── INFORMATION SHOWN ──
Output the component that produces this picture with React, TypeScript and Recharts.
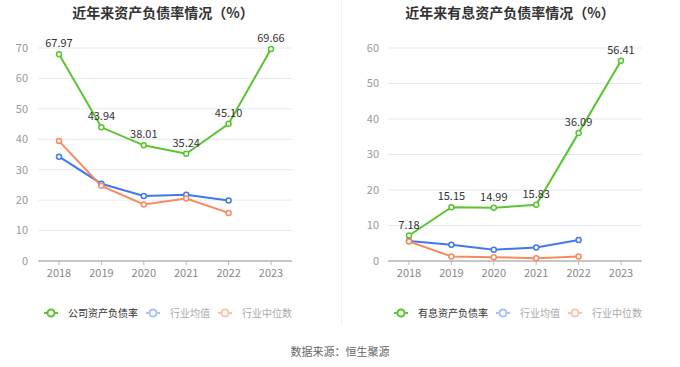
import { LineChart, Line, XAxis, YAxis, CartesianGrid, LabelList } from "recharts";

const years = ["2018", "2019", "2020", "2021", "2022", "2023"];

const debtRatio = [67.97, 43.94, 38.01, 35.24, 45.1, 69.66];
const debtAvg = [34.3, 25.4, 21.4, 21.8, 19.9, null];
const debtMedian = [39.4, 24.7, 18.6, 20.5, 15.8, null];

const interestRatio = [7.18, 15.15, 14.99, 15.83, 36.09, 56.41];
const interestAvg = [5.6, 4.6, 3.2, 3.8, 5.9, null];
const interestMedian = [5.5, 1.3, 1.05, 0.8, 1.3, null];

const leftTicks = [0, 10, 20, 30, 40, 50, 60, 70];
const rightTicks = [0, 10, 20, 30, 40, 50, 60];

const FONT = '"Noto Sans CJK SC", "Noto Sans", sans-serif';
const GREEN = "#5ac52f";
const BLUE = "#4178ee";
const ORANGE = "#f98a5e";

function buildRows(main: number[], avg: (number | null)[], median: (number | null)[]) {
  return years.map((year, i) => ({ year, main: main[i], avg: avg[i], median: median[i] }));
}

function LegendIcon({ color }: { color: string }) {
  return (
    <svg width={14} height={10} style={{ marginRight: 10 }}>
      <line x1={0} y1={5} x2={14} y2={5} stroke={color} strokeWidth={2} />
      <circle cx={7} cy={5} r={3.5} fill="#fff" stroke={color} strokeWidth={2} />
    </svg>
  );
}

function Panel({
  left,
  title,
  titleCenter,
  mainName,
  rows,
  ticks,
  legendLeft,
  yWidth,
  yMargin,
}: {
  left: number;
  title: string;
  titleCenter: number;
  mainName: string;
  rows: { year: string; main: number; avg: number | null; median: number | null }[];
  ticks: number[];
  legendLeft: number;
  yWidth: number;
  yMargin: number;
}) {
  const max = ticks[ticks.length - 1];
  return (
    <div style={{ position: "absolute", left, top: 0, width: 340, height: 367 }}>
      <div
        style={{
          position: "absolute",
          left: titleCenter - 150,
          width: 300,
          top: 2,
          textAlign: "center",
          fontSize: 14,
          fontWeight: "bold",
          color: "#333",
          whiteSpace: "nowrap",
        }}
      >
        {title}
      </div>
      <LineChart
        width={340}
        height={367}
        data={rows}
        margin={{ top: 48, right: 86 - yWidth, left: 0, bottom: 76 }}
        style={{ fontFamily: FONT }}
      >
        <CartesianGrid stroke="#e5e9f3" vertical={false} />
        <XAxis
          dataKey="year"
          padding={{ left: 21, right: 21 }}
          tick={{ fontSize: 11, fill: "#888" }}
          tickSize={4}
          tickMargin={4}
          stroke="#b8b8b8"
          tickLine={{ stroke: "#b8b8b8" }}
          axisLine={{ stroke: "#b8b8b8", strokeWidth: 1.5 }}
        />
        <YAxis
          width={yWidth}
          domain={[0, max]}
          ticks={ticks}
          interval={0}
          axisLine={false}
          tickLine={false}
          tickSize={0}
          tickMargin={yMargin}
          tick={{ fontSize: 11, fill: "#999" }}
        />
        <Line
          dataKey="avg"
          stroke={BLUE}
          strokeWidth={2}
          dot={{ r: 2.5, fill: "#fff", stroke: BLUE, strokeWidth: 1.5 }}
          activeDot={false}
          isAnimationActive={false}
        />
        <Line
          dataKey="median"
          stroke={ORANGE}
          strokeWidth={2}
          dot={{ r: 2.5, fill: "#fff", stroke: ORANGE, strokeWidth: 1.5 }}
          activeDot={false}
          isAnimationActive={false}
        />
        <Line
          dataKey="main"
          stroke={GREEN}
          strokeWidth={2}
          dot={{ r: 2.5, fill: "#fff", stroke: GREEN, strokeWidth: 1.5 }}
          activeDot={false}
          isAnimationActive={false}
        >
          <LabelList
            dataKey="main"
            position="top"
            offset={7}
            fontSize={11}
            fill="#333"
            formatter={(v: number) => v.toFixed(2)}
          />
        </Line>
      </LineChart>
      <div
        style={{
          position: "absolute",
          left: legendLeft,
          top: 305,
          display: "flex",
          alignItems: "center",
          fontSize: 10,
          fontFamily: FONT,
          whiteSpace: "nowrap",
        }}
      >
        <LegendIcon color={GREEN} />
        <span style={{ color: "#333", marginRight: 8 }}>{mainName}</span>
        <LegendIcon color="#a9c2f6" />
        <span style={{ color: "#aaa", marginRight: 8 }}>行业均值</span>
        <LegendIcon color="#fbc4ae" />
        <span style={{ color: "#aaa" }}>行业中位数</span>
      </div>
    </div>
  );
}

export default function App() {
  return (
    <div
      style={{
        position: "absolute",
        left: 0,
        top: 0,
        width: 680,
        height: 367,
        background: "#fff",
        fontFamily: FONT,
      }}
    >
      <Panel
        left={0}
        title="近年来资产负债率情况（%）"
        titleCenter={163}
        mainName="公司资产负债率"
        rows={buildRows(debtRatio, debtAvg, debtMedian)}
        ticks={leftTicks}
        legendLeft={44}
        yWidth={38}
        yMargin={10}
      />
      <div style={{ position: "absolute", left: 341, top: 0, width: 1, height: 325, background: "#f0f0f0" }} />
      <Panel
        left={340}
        title="近年来有息资产负债率情况（%）"
        titleCenter={170}
        mainName="有息资产负债率"
        rows={buildRows(interestRatio, interestAvg, interestMedian)}
        ticks={rightTicks}
        legendLeft={54}
        yWidth={48}
        yMargin={9}
      />
      <div
        style={{
          position: "absolute",
          left: 0,
          width: 680,
          top: 343,
          textAlign: "center",
          fontSize: 11,
          color: "#666",
        }}
      >
        数据来源：恒生聚源
      </div>
    </div>
  );
}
───
▸ YOUR OBJECTIVE
Restate exactly, please, only the lines between the start of the data and the line containing "const debtMedian = [39.4, 24.7, 18.6, 20.5, 15.8, null];", both ends included, skipping the pictures.

▸ RESULT BELOW
Output the component that produces this picture with React, TypeScript and Recharts.
import { LineChart, Line, XAxis, YAxis, CartesianGrid, LabelList } from "recharts";

const years = ["2018", "2019", "2020", "2021", "2022", "2023"];

const debtRatio = [67.97, 43.94, 38.01, 35.24, 45.1, 69.66];
const debtAvg = [34.3, 25.4, 21.4, 21.8, 19.9, null];
const debtMedian = [39.4, 24.7, 18.6, 20.5, 15.8, null];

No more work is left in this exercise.